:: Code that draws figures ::
--

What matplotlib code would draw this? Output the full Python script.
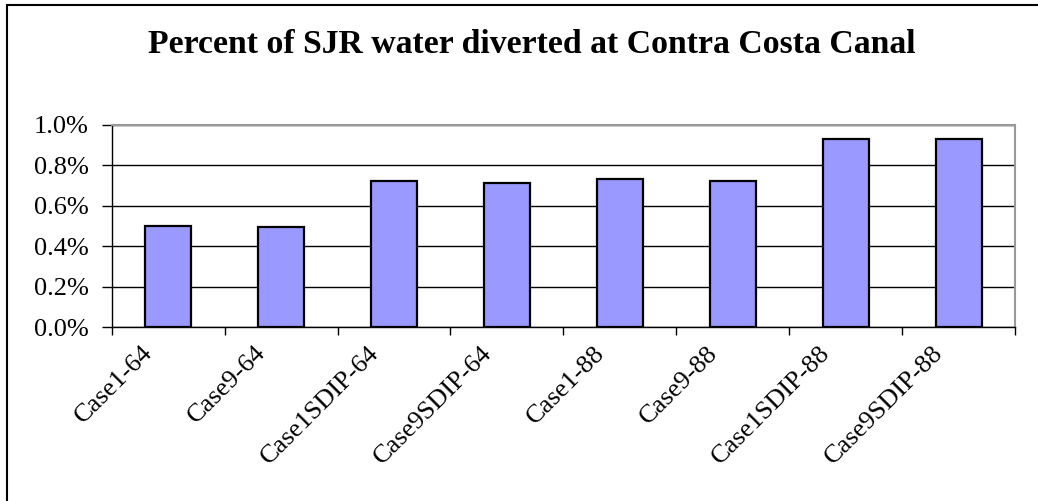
import matplotlib
matplotlib.use("Agg")
import matplotlib.pyplot as plt
from matplotlib.patches import Rectangle
from matplotlib.ticker import FuncFormatter
from matplotlib.transforms import ScaledTranslation

#data
cases = ["Case1-64", "Case9-64", "Case1SDIP-64", "Case9SDIP-64",
         "Case1-88", "Case9-88", "Case1SDIP-88", "Case9SDIP-88"]
pct_diverted = [0.502, 0.494, 0.722, 0.712, 0.732, 0.722, 0.929, 0.929]
y_ticks = [0.0, 0.2, 0.4, 0.6, 0.8, 1.0]

plt.rcParams["font.family"] = ["Liberation Serif", "DejaVu Serif"]

fig = plt.figure(figsize=(10.38, 5.01), dpi=100)
ax = fig.add_axes([0.1076, 0.3467, 0.978 - 0.1076, 0.7505 - 0.3467])

#outer chart border (cut off on right/bottom like the original)
fig.patches.append(Rectangle((7 / 1038, -0.05), 1.2, 1 - 5 / 501 + 0.05,
                             transform=fig.transFigure, fill=False,
                             edgecolor="black", linewidth=1.5))

x = range(len(cases))
ax.bar(x, pct_diverted, width=0.41, color="#9999FF", edgecolor="black",
       linewidth=1.6, zorder=3)

ax.set_xlim(-0.5, len(cases) - 0.5)
ax.set_ylim(0, 1.0)
ax.set_yticks(y_ticks)
ax.yaxis.set_major_formatter(FuncFormatter(lambda v, p: f"{v:.1f}%"))
ax.grid(axis="y", color="black", linewidth=1.0, zorder=0)

ax.set_xticks(list(x))
ax.set_xticklabels(cases, rotation=45, ha="right", va="top", fontsize=19)
ax.set_xticks([i + 0.5 for i in range(-1, len(cases))], minor=True)
ax.tick_params(axis="x", which="major", length=0, pad=10.5)
ax.tick_params(axis="x", which="minor", length=6, width=1.0, direction="out")
ax.tick_params(axis="y", length=7, width=1.0, pad=9.5, labelsize=19)

#excel puts the rotated labels a bit left of the category centre
shift = ScaledTranslation(-11 / 100, 0, fig.dpi_scale_trans)
for lbl in ax.get_xticklabels():
    lbl.set_transform(lbl.get_transform() + shift)

for side in ["top", "right"]:
    ax.spines[side].set_color("#999999")
    ax.spines[side].set_linewidth(1.5)
for side in ["left", "bottom"]:
    ax.spines[side].set_color("black")
    ax.spines[side].set_linewidth(1.0)

fig.text(0.5125, 0.894, "Percent of SJR water diverted at Contra Costa Canal",
         ha="center", va="baseline", fontsize=24.3, fontweight="bold")

fig.savefig("out.png", dpi=100)
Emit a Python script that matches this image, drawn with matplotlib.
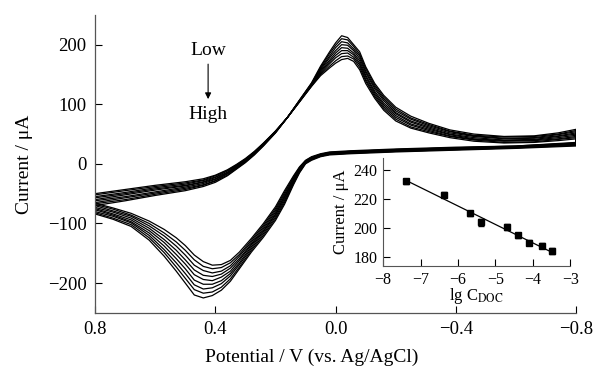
"""
Cyclic voltammograms at increasing concentration, with inset calibration plot.
"""

import matplotlib

matplotlib.use("Agg")
import matplotlib.pyplot as plt
import numpy as np

plt.rcParams["font.family"] = ["Liberation Serif", "DejaVu Serif"]
plt.rcParams["mathtext.fontset"] = "stix"

# upper branch (scan 0.8 -> -0.8 V); each row: currents of the 9 curves, inner -> outer
upper_potential = [0.80, 0.70, 0.60, 0.50, 0.44, 0.40, 0.36, 0.33, 0.30, 0.27, 0.24,
                   0.20, 0.16, 0.12, 0.08, 0.05, 0.02, 0.00, -0.02, -0.04, -0.06,
                   -0.08, -0.10, -0.13, -0.16, -0.20, -0.25, -0.31, -0.38, -0.46,
                   -0.56, -0.66, -0.74, -0.80]
upper_current = [
    [-50, -52, -55, -57, -60, -62, -65, -67, -70],
    [-43, -45, -48, -50, -52, -55, -57, -60, -62],
    [-36, -38, -40, -42, -44, -47, -49, -51, -53],
    [-30, -32, -34, -36, -37, -39, -41, -43, -45],
    [-25, -27, -28, -30, -31, -33, -35, -36, -38],
    [-19, -20, -22, -23, -25, -26, -28, -29, -31],
    [-10, -11, -12, -14, -15, -16, -17, -19, -20],
    [-1, -2, -3, -4, -5, -6, -7, -8, -9],
    [9, 8, 7, 6, 6, 5, 4, 3, 2],
    [21, 20, 20, 19, 18, 17, 17, 16, 15],
    [35, 34, 34, 33, 32, 32, 31, 31, 30],
    [55, 55, 54, 54, 54, 53, 53, 52, 52],
    [78, 78, 78, 78, 78, 78, 78, 78, 78],
    [104, 104, 105, 105, 105, 106, 106, 107, 107],
    [130, 131, 131, 132, 133, 134, 134, 135, 136],
    [148, 150, 152, 154, 156, 158, 160, 162, 164],
    [161, 164, 168, 171, 174, 178, 181, 185, 188],
    [169, 173, 178, 182, 186, 190, 195, 199, 203],
    [175, 180, 185, 190, 195, 200, 205, 210, 215],
    [177, 181, 186, 190, 194, 199, 203, 208, 212],
    [172, 176, 179, 183, 186, 190, 193, 197, 200],
    [158, 162, 166, 169, 173, 177, 181, 184, 188],
    [135, 139, 142, 146, 149, 153, 156, 160, 163],
    [110, 113, 116, 119, 122, 126, 129, 132, 135],
    [90, 93, 96, 99, 102, 106, 109, 112, 115],
    [72, 75, 78, 81, 84, 86, 89, 92, 95],
    [60, 62, 65, 67, 70, 72, 75, 77, 80],
    [52, 54, 56, 58, 60, 62, 64, 66, 68],
    [44, 46, 47, 49, 50, 52, 54, 55, 57],
    [38, 40, 41, 42, 44, 46, 47, 48, 50],
    [35, 36, 38, 39, 40, 42, 43, 45, 46],
    [36, 37, 39, 40, 41, 43, 44, 46, 47],
    [39, 41, 42, 44, 46, 47, 49, 50, 52],
    [42, 44, 46, 48, 50, 52, 54, 56, 58],
]

# lower branch (scan -0.8 -> 0.8 V)
lower_potential = [-0.80, -0.60, -0.40, -0.20, -0.05, 0.02, 0.05, 0.08, 0.10, 0.12,
                   0.14, 0.17, 0.20, 0.24, 0.28, 0.32, 0.35, 0.38, 0.41, 0.44, 0.47,
                   0.50, 0.53, 0.57, 0.62, 0.68, 0.74, 0.80]
lower_current = [
    [36, 35, 35, 34, 33, 32, 32, 31, 30],
    [30, 30, 29, 29, 28, 28, 27, 27, 26],
    [28, 27, 27, 26, 26, 25, 24, 24, 23],
    [25, 24, 24, 23, 23, 22, 21, 21, 20],
    [22, 21, 21, 20, 20, 19, 18, 18, 17],
    [20, 19, 19, 18, 18, 17, 16, 16, 15],
    [17, 16, 16, 15, 15, 14, 13, 13, 12],
    [12, 11, 11, 10, 9, 8, 8, 7, 6],
    [6, 5, 5, 4, 3, 2, 2, 1, 0],
    [-5, -6, -8, -9, -10, -11, -12, -14, -15],
    [-20, -22, -24, -26, -28, -29, -31, -33, -35],
    [-45, -48, -51, -54, -56, -59, -62, -65, -68],
    [-72, -75, -78, -81, -84, -86, -89, -92, -95],
    [-100, -103, -106, -109, -112, -114, -117, -120, -123],
    [-125, -128, -131, -134, -136, -139, -142, -145, -148],
    [-148, -152, -155, -159, -162, -166, -169, -173, -176],
    [-162, -166, -171, -175, -180, -184, -188, -193, -197],
    [-169, -174, -180, -185, -190, -196, -201, -207, -212],
    [-170, -176, -183, -189, -196, -202, -208, -215, -221],
    [-164, -172, -179, -187, -194, -202, -210, -217, -225],
    [-153, -161, -170, -178, -186, -195, -203, -211, -220],
    [-137, -145, -153, -161, -168, -176, -184, -192, -200],
    [-124, -131, -138, -145, -152, -159, -166, -173, -180],
    [-110, -116, -121, -127, -132, -138, -144, -149, -155],
    [-96, -100, -104, -108, -112, -116, -120, -124, -128],
    [-83, -86, -88, -91, -94, -97, -99, -102, -105],
    [-74, -76, -79, -81, -84, -86, -88, -91, -93],
    [-66, -68, -70, -73, -75, -77, -80, -82, -84],
]

# inset: peak current vs lg C
lg_conc = [-7.38, -6.37, -5.67, -5.38, -4.68, -4.39, -4.10, -3.75, -3.48]
peak_current = [232, 223, 210, 204, 201, 195, 190, 188, 184]
peak_error = [2.0, 2.0, 1.5, 2.5, 2.0, 1.5, 1.5, 2.0, 2.0]
fit_lg_conc = [-7.45, -3.42]
fit_current = [233.5, 182.5]

x_ticks = [0.8, 0.4, 0.0, -0.4, -0.8]
y_ticks = [-200, -100, 0, 100, 200]
inset_x_ticks = [-8, -7, -6, -5, -4, -3]
inset_y_ticks = [180, 200, 220, 240]

fig = plt.figure(figsize=(5.94, 3.72), dpi=100)
ax = fig.add_axes([0.160, 0.159, 0.810, 0.801])

up = np.array(upper_current).T
low = np.array(lower_current).T
for k in range(up.shape[0]):
    v = list(upper_potential) + list(lower_potential)
    i = list(up[k]) + list(low[k])
    ax.plot(v, i, color="black", lw=0.9)

ax.set_xlim(0.8, -0.8)
ax.set_ylim(-250, 250)
ax.set_xticks(x_ticks)
ax.set_xticklabels(["0.8", "0.4", "0.0", "\u22120.4", "\u22120.8"])
ax.set_yticks(y_ticks)
ax.set_yticklabels(["\u2212200", "\u2212100", "0", "100", "200"])
ax.tick_params(direction="in", length=5, width=0.8, labelsize=13.5, pad=6)
for side in ["top", "right"]:
    ax.spines[side].set_visible(False)
for side in ["left", "bottom"]:
    ax.spines[side].set_linewidth(0.9)
    ax.spines[side].set_color("#555555")

ax.set_ylabel("Current / \u03bcA", fontsize=14, labelpad=11)
fig.text(312 / 594, 1 - 357 / 372, "Potential / V (vs. Ag/AgCl)",
         ha="center", va="center", fontsize=14)

ax.text(0.424, 190, "Low", ha="center", va="center", fontsize=14)
ax.text(0.424, 82, "High", ha="center", va="center", fontsize=14)
ax.annotate("", xy=(0.424, 104), xytext=(0.424, 172),
            arrowprops=dict(arrowstyle="-|>", color="black", lw=0.8,
                            mutation_scale=9))

ins = fig.add_axes([0.645, 0.285, 0.315, 0.290])
ins.patch.set_alpha(0)
ins.errorbar(lg_conc, peak_current, yerr=peak_error, fmt="s", color="black",
             ms=4, capsize=2, elinewidth=0.8)
ins.plot(fit_lg_conc, fit_current, color="black", lw=0.9)
ins.set_xlim(-8, -3)
ins.set_ylim(174, 248)
ins.set_xticks(inset_x_ticks)
ins.set_xticklabels(["\u22128", "\u22127", "\u22126", "\u22125", "\u22124", "\u22123"])
ins.set_yticks(inset_y_ticks)
ins.tick_params(direction="in", length=5, width=0.8, labelsize=11.5, pad=4)
for side in ["top", "right"]:
    ins.spines[side].set_visible(False)
for side in ["left", "bottom"]:
    ins.spines[side].set_color("#555555")
ins.set_ylabel("Current / \u03bcA", fontsize=12, labelpad=3)
ins.set_xlabel(r"lg C$_{\mathrm{DOC}}$", fontsize=12, labelpad=-1)

fig.savefig("out.png", dpi=100)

--

:: DIRECTIONS ::
Restate each line from the start of the listing through the line bearing "ax = fig.add_axes([0.1076, 0.3467, 0.978" word for word. Drop the pictures.

:: RESPONSE ::
What matplotlib code would draw this? Output the full Python script.
import matplotlib
matplotlib.use("Agg")
import matplotlib.pyplot as plt
from matplotlib.patches import Rectangle
from matplotlib.ticker import FuncFormatter
from matplotlib.transforms import ScaledTranslation

#data
cases = ["Case1-64", "Case9-64", "Case1SDIP-64", "Case9SDIP-64",
         "Case1-88", "Case9-88", "Case1SDIP-88", "Case9SDIP-88"]
pct_diverted = [0.502, 0.494, 0.722, 0.712, 0.732, 0.722, 0.929, 0.929]
y_ticks = [0.0, 0.2, 0.4, 0.6, 0.8, 1.0]

plt.rcParams["font.family"] = ["Liberation Serif", "DejaVu Serif"]

fig = plt.figure(figsize=(10.38, 5.01), dpi=100)
ax = fig.add_axes([0.1076, 0.3467, 0.978 - 0.1076, 0.7505 - 0.3467])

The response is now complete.